### What is expected
Transcribe all of the material exactly, except for its pictures.

### Material
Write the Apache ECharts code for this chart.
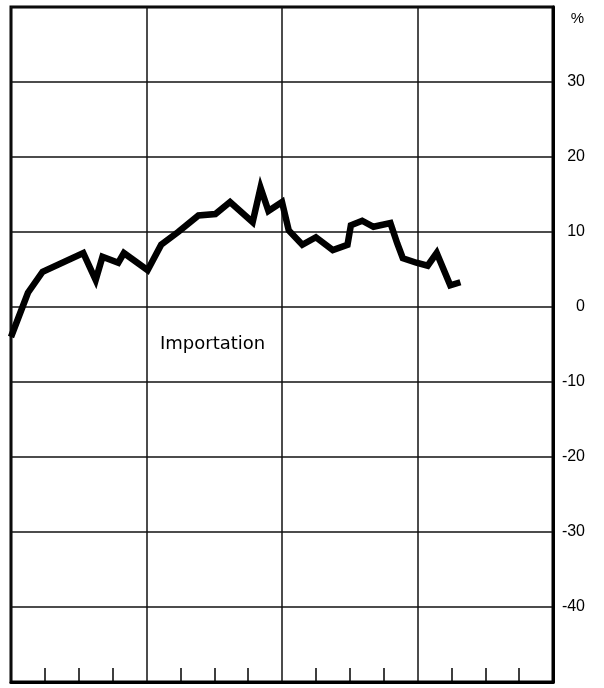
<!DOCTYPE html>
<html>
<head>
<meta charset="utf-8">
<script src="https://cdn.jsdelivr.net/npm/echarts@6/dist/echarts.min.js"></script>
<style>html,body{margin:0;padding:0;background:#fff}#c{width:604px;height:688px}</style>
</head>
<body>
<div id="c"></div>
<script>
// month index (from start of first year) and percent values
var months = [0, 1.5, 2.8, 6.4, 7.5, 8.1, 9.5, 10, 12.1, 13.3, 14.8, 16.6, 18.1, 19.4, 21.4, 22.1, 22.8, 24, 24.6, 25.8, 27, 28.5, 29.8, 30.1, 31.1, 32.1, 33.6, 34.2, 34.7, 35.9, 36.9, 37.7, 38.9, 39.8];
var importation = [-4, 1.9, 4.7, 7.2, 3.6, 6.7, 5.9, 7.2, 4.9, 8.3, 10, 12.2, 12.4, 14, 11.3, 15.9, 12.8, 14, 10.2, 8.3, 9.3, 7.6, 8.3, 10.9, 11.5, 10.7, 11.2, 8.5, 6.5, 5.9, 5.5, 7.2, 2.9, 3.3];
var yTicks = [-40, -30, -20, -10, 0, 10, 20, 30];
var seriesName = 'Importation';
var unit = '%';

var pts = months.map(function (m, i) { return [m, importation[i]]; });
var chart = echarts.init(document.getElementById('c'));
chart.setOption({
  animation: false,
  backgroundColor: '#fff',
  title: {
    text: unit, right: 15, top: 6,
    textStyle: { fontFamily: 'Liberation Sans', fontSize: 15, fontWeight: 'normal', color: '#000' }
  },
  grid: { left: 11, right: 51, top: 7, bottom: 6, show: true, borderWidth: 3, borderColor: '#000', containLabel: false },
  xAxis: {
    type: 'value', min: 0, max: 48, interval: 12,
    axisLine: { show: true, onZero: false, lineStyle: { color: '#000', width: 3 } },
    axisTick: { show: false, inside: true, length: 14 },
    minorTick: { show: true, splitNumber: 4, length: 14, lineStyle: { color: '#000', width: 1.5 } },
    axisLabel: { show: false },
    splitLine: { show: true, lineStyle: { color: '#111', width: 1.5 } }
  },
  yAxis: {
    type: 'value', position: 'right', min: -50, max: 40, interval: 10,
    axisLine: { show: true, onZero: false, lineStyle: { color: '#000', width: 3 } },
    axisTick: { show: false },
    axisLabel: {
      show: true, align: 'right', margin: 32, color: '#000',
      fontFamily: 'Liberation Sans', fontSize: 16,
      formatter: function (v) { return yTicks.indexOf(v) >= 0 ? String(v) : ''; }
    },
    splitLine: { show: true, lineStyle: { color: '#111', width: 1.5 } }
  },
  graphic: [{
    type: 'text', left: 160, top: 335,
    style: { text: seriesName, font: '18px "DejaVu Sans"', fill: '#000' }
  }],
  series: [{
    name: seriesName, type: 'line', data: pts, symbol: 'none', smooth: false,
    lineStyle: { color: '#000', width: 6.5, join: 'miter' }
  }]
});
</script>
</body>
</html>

### Task result
Write the Apache ECharts code for this chart.
<!DOCTYPE html>
<html>
<head>
<meta charset="utf-8">
<script src="https://cdn.jsdelivr.net/npm/echarts@6/dist/echarts.min.js"></script>
<style>html,body{margin:0;padding:0;background:#fff}#c{width:604px;height:688px}</style>
</head>
<body>
<div id="c"></div>
<script>
// month index (from start of first year) and percent values
var months = [0, 1.5, 2.8, 6.4, 7.5, 8.1, 9.5, 10, 12.1, 13.3, 14.8, 16.6, 18.1, 19.4, 21.4, 22.1, 22.8, 24, 24.6, 25.8, 27, 28.5, 29.8, 30.1, 31.1, 32.1, 33.6, 34.2, 34.7, 35.9, 36.9, 37.7, 38.9, 39.8];
var importation = [-4, 1.9, 4.7, 7.2, 3.6, 6.7, 5.9, 7.2, 4.9, 8.3, 10, 12.2, 12.4, 14, 11.3, 15.9, 12.8, 14, 10.2, 8.3, 9.3, 7.6, 8.3, 10.9, 11.5, 10.7, 11.2, 8.5, 6.5, 5.9, 5.5, 7.2, 2.9, 3.3];
var yTicks = [-40, -30, -20, -10, 0, 10, 20, 30];
var seriesName = 'Importation';
var unit = '%';

var pts = months.map(function (m, i) { return [m, importation[i]]; });
var chart = echarts.init(document.getElementById('c'));
chart.setOption({
  animation: false,
  backgroundColor: '#fff',
  title: {
    text: unit, right: 15, top: 6,
    textStyle: { fontFamily: 'Liberation Sans', fontSize: 15, fontWeight: 'normal', color: '#000' }
  },
  grid: { left: 11, right: 51, top: 7, bottom: 6, show: true, borderWidth: 3, borderColor: '#000', containLabel: false },
  xAxis: {
    type: 'value', min: 0, max: 48, interval: 12,
    axisLine: { show: true, onZero: false, lineStyle: { color: '#000', width: 3 } },
    axisTick: { show: false, inside: true, length: 14 },
    minorTick: { show: true, splitNumber: 4, length: 14, lineStyle: { color: '#000', width: 1.5 } },
    axisLabel: { show: false },
    splitLine: { show: true, lineStyle: { color: '#111', width: 1.5 } }
  },
  yAxis: {
    type: 'value', position: 'right', min: -50, max: 40, interval: 10,
    axisLine: { show: true, onZero: false, lineStyle: { color: '#000', width: 3 } },
    axisTick: { show: false },
    axisLabel: {
      show: true, align: 'right', margin: 32, color: '#000',
      fontFamily: 'Liberation Sans', fontSize: 16,
      formatter: function (v) { return yTicks.indexOf(v) >= 0 ? String(v) : ''; }
    },
    splitLine: { show: true, lineStyle: { color: '#111', width: 1.5 } }
  },
  graphic: [{
    type: 'text', left: 160, top: 335,
    style: { text: seriesName, font: '18px "DejaVu Sans"', fill: '#000' }
  }],
  series: [{
    name: seriesName, type: 'line', data: pts, symbol: 'none', smooth: false,
    lineStyle: { color: '#000', width: 6.5, join: 'miter' }
  }]
});
</script>
</body>
</html>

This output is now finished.